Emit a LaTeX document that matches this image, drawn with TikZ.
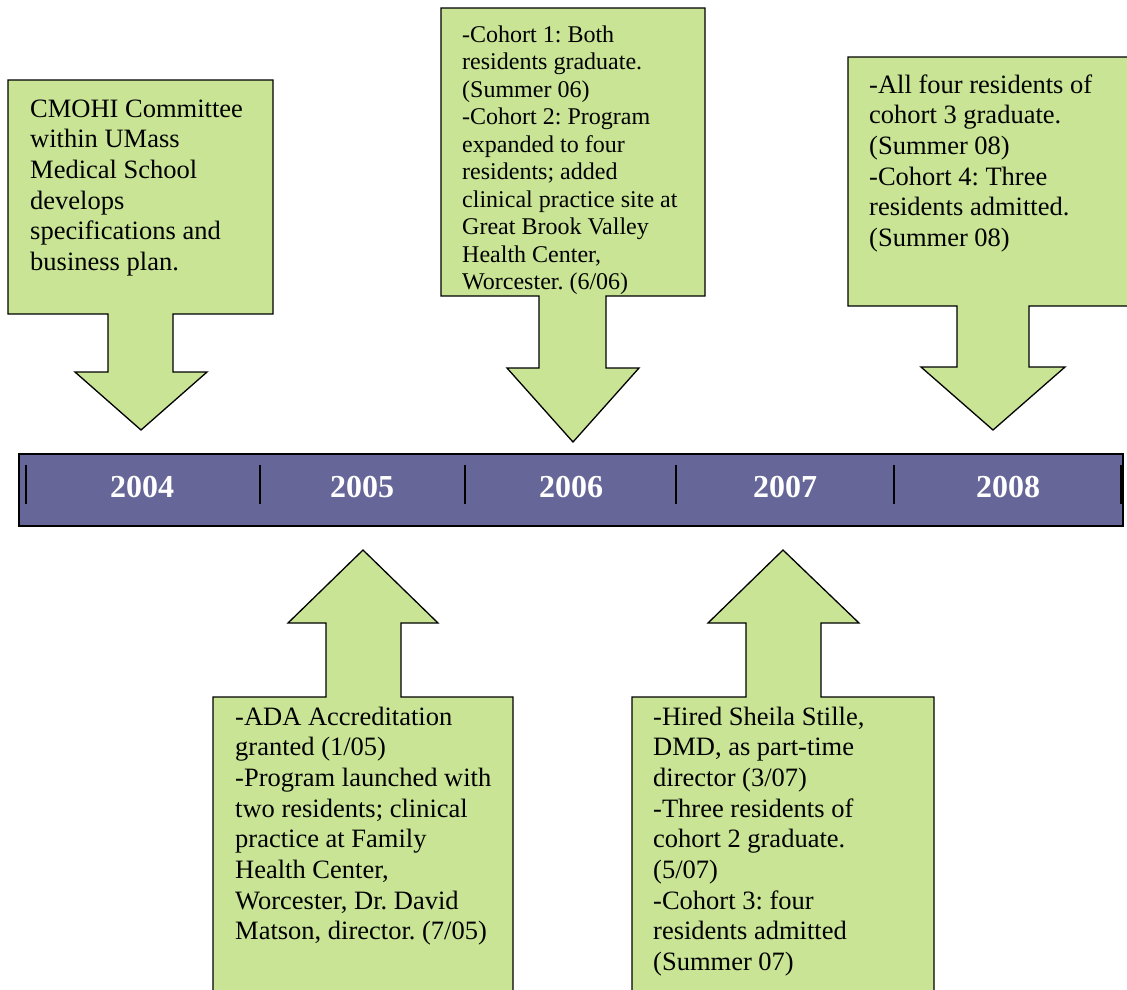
\documentclass[tikz,border=0pt]{standalone}
\usepackage{fontspec}
\setmainfont{Liberation Serif}
\frenchspacing
\definecolor{callgreen}{RGB}{200,228,148}
\definecolor{barblue}{RGB}{102,102,153}
\newcommand{\calltext}[1]{\begin{tabular}[t]{@{}l@{}}#1\end{tabular}}
\begin{document}
\begin{tikzpicture}[x=1pt,y=-1pt,
  callout/.style={fill=callgreen,draw=black,line width=1.3pt,line join=miter},
  bigtext/.style={anchor=base west,inner sep=0pt,font=\fontsize{26.5}{30.7}\selectfont},
  smalltext/.style={anchor=base west,inner sep=0pt,font=\fontsize{24}{27.55}\selectfont},
  year/.style={font=\fontsize{32}{38}\selectfont\bfseries,text=white,anchor=base,inner sep=0pt},
  yeartick/.style={line width=2pt}]
\useasboundingbox (0,0) rectangle (1127,989);
\clip (0,0) rectangle (1127,989);

% timeline bar
\draw[fill=barblue,draw=black,line width=1.5pt] (19,454) rectangle (1123,526);
\foreach \x in {26,260,465,676,894,1121}
  \draw[yeartick] (\x,465) -- (\x,504);
\node[year] (y2004) at (142,497) {2004};
\node[year] (y2005) at (362,497) {2005};
\node[year] (y2006) at (571,497) {2006};
\node[year] (y2007) at (785,497) {2007};
\node[year] (y2008) at (1008,497) {2008};

% down callouts
\draw[callout] (8,80) -- (273,80) -- (273,314) -- (173,314) -- (173,372) -- (207,372)
  -- (141,430) -- (75,372) -- (108,372) -- (108,314) -- (8,314) -- cycle;
\draw[callout] (441,8) -- (705,8) -- (705,296) -- (606,296) -- (606,368) -- (639,368)
  -- (573,442) -- (507,368) -- (539,368) -- (539,296) -- (441,296) -- cycle;
\draw[callout] (848,57) -- (1140,57) -- (1140,306) -- (1029,306) -- (1029,367) -- (1065,367)
  -- (993,430) -- (921,367) -- (957,367) -- (957,306) -- (848,306) -- cycle;

% up callouts
\draw[callout] (363,550) -- (438,623) -- (401,623) -- (401,697) -- (513,697) -- (513,1000)
  -- (213,1000) -- (213,697) -- (326,697) -- (326,623) -- (288,623) -- cycle;
\draw[callout] (783,550) -- (859,623) -- (821,623) -- (821,697) -- (934,697) -- (934,1000)
  -- (632,1000) -- (632,697) -- (746,697) -- (746,623) -- (708,623) -- cycle;

% texts
\node[bigtext] (t2004) at (30,117) {\calltext{CMOHI Committee\\within UMass\\Medical School\\develops\\specifications and\\business plan.}};
\node[smalltext] (t2006) at (462,42) {\calltext{-Cohort 1: Both\\residents graduate.\\(Summer 06)\\-Cohort 2: Program\\expanded to four\\residents; added\\clinical practice site at\\Great Brook Valley\\Health Center,\\Worcester. (6/06)}};
\node[bigtext] (t2008) at (869,93) {\calltext{-All four residents of\\cohort 3 graduate.\\(Summer 08)\\-Cohort 4: Three\\residents admitted.\\(Summer 08)}};
\node[bigtext] (t2005) at (235,725) {\calltext{-ADA Accreditation\\granted (1/05)\\-Program launched with\\two residents; clinical\\practice at Family\\Health Center,\\Worcester, Dr. David\\Matson, director. (7/05)}};
\node[bigtext] (t2007) at (653,725) {\calltext{-Hired Sheila Stille,\\DMD, as part-time\\director (3/07)\\-Three residents of\\cohort 2 graduate.\\(5/07)\\-Cohort 3: four\\residents admitted\\(Summer 07)}};
\end{tikzpicture}
\end{document}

— TASK OBJECTIVE —
Reproduce each line exactly, please, except for any pictures.

— TASK SOLUTION —
Emit a LaTeX document that matches this image, drawn with TikZ.
\documentclass[tikz,border=0pt]{standalone}
\usepackage{fontspec}
\setmainfont{Liberation Serif}
\frenchspacing
\definecolor{callgreen}{RGB}{200,228,148}
\definecolor{barblue}{RGB}{102,102,153}
\newcommand{\calltext}[1]{\begin{tabular}[t]{@{}l@{}}#1\end{tabular}}
\begin{document}
\begin{tikzpicture}[x=1pt,y=-1pt,
  callout/.style={fill=callgreen,draw=black,line width=1.3pt,line join=miter},
  bigtext/.style={anchor=base west,inner sep=0pt,font=\fontsize{26.5}{30.7}\selectfont},
  smalltext/.style={anchor=base west,inner sep=0pt,font=\fontsize{24}{27.55}\selectfont},
  year/.style={font=\fontsize{32}{38}\selectfont\bfseries,text=white,anchor=base,inner sep=0pt},
  yeartick/.style={line width=2pt}]
\useasboundingbox (0,0) rectangle (1127,989);
\clip (0,0) rectangle (1127,989);

% timeline bar
\draw[fill=barblue,draw=black,line width=1.5pt] (19,454) rectangle (1123,526);
\foreach \x in {26,260,465,676,894,1121}
  \draw[yeartick] (\x,465) -- (\x,504);
\node[year] (y2004) at (142,497) {2004};
\node[year] (y2005) at (362,497) {2005};
\node[year] (y2006) at (571,497) {2006};
\node[year] (y2007) at (785,497) {2007};
\node[year] (y2008) at (1008,497) {2008};

% down callouts
\draw[callout] (8,80) -- (273,80) -- (273,314) -- (173,314) -- (173,372) -- (207,372)
  -- (141,430) -- (75,372) -- (108,372) -- (108,314) -- (8,314) -- cycle;
\draw[callout] (441,8) -- (705,8) -- (705,296) -- (606,296) -- (606,368) -- (639,368)
  -- (573,442) -- (507,368) -- (539,368) -- (539,296) -- (441,296) -- cycle;
\draw[callout] (848,57) -- (1140,57) -- (1140,306) -- (1029,306) -- (1029,367) -- (1065,367)
  -- (993,430) -- (921,367) -- (957,367) -- (957,306) -- (848,306) -- cycle;

% up callouts
\draw[callout] (363,550) -- (438,623) -- (401,623) -- (401,697) -- (513,697) -- (513,1000)
  -- (213,1000) -- (213,697) -- (326,697) -- (326,623) -- (288,623) -- cycle;
\draw[callout] (783,550) -- (859,623) -- (821,623) -- (821,697) -- (934,697) -- (934,1000)
  -- (632,1000) -- (632,697) -- (746,697) -- (746,623) -- (708,623) -- cycle;

% texts
\node[bigtext] (t2004) at (30,117) {\calltext{CMOHI Committee\\within UMass\\Medical School\\develops\\specifications and\\business plan.}};
\node[smalltext] (t2006) at (462,42) {\calltext{-Cohort 1: Both\\residents graduate.\\(Summer 06)\\-Cohort 2: Program\\expanded to four\\residents; added\\clinical practice site at\\Great Brook Valley\\Health Center,\\Worcester. (6/06)}};
\node[bigtext] (t2008) at (869,93) {\calltext{-All four residents of\\cohort 3 graduate.\\(Summer 08)\\-Cohort 4: Three\\residents admitted.\\(Summer 08)}};
\node[bigtext] (t2005) at (235,725) {\calltext{-ADA Accreditation\\granted (1/05)\\-Program launched with\\two residents; clinical\\practice at Family\\Health Center,\\Worcester, Dr. David\\Matson, director. (7/05)}};
\node[bigtext] (t2007) at (653,725) {\calltext{-Hired Sheila Stille,\\DMD, as part-time\\director (3/07)\\-Three residents of\\cohort 2 graduate.\\(5/07)\\-Cohort 3: four\\residents admitted\\(Summer 07)}};
\end{tikzpicture}
\end{document}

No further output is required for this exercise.